I saw this expecting it to be terrible, and terrible it was. I couldn't contain my laughter at the entire stupidity of this movie. Half of it didn't make sense, the jokes weren't funny, the main girl is pretentious and annoying, the boy is also extremely irritating and his raps make my ears bleed. The only part that kept me walking out of the cinema was that twist in the middle. WHO THOUGHT THIS WAS A GOOD IDEA???? WHO FUNDED THIS?!?!?
I tried writing a review of this, but I couldn't, so instead I'm just going to do a quick Cinema Sins thing and list all the things that don't make sense in this movie.

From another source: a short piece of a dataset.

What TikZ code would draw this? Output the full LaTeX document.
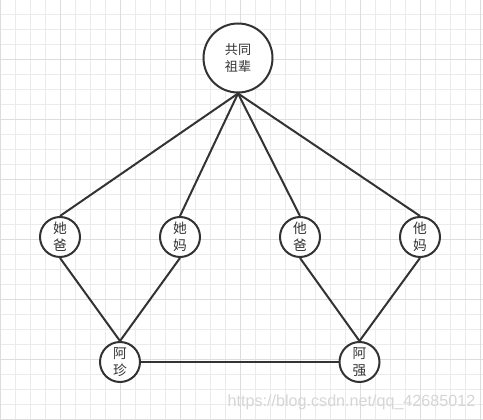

Spoilers ahead.
Why didn't the mother show the kids any pictures of her parents, how did they afford two really good quality and expensive cameras, why did that kid rap in front of his grandma, why did they keep going out after 9:30 pm if they saw their grandma not only puking, but NAKED, why didn't they tell the mother everything they saw, how were the grandparents always 'out' when visitors came, why did they leave that girl hanging on that tree for all to see, what was up with that alien story, why didn't THE KIDS RUN, why did she actually get inside the oven, why did he all of a sudden get all weird and personal with that 'you think you're worthless' talk with his sister, why was he zooming in on the camera why did they not just pretend they were sick, how were the grandparents paying the bills, how did the grandparents have internet, why did the kids not fight back, why did the boy just stand there while the grandma LOCKED HIS SISTER IN THE OVEN, why the boy just stands there and let the grandpa shove literal s**t in his face, why did the boy go absolutely insane, why did the grandma stare in the water, why did the fake grandparents kill the real grandparents and take care of their grandkids, why was the grandma smart enough to ruin the girls laptop camera but not smart enough to destroy the ethernet cable, why did the police not suspect the kids of just being murderers, why were they absolutely bats**t crazy, but only at certain times, why did the grandma get uncomfortable when they talked about the daughter, why was the ending so terrible, why did the boy have an expensive camera and laptop, but a s**t mobile phone?
But, the most pressing question of all, why in gods name did that girl wear that UGLY yellow turtleneck sweater?!?!?!
I have so many more questions, but my brain needs a rest. 10/10 worst movie ever would see again
TL;DR: Terrible movie that doesn't make sense but funny sometimes without meaning to be.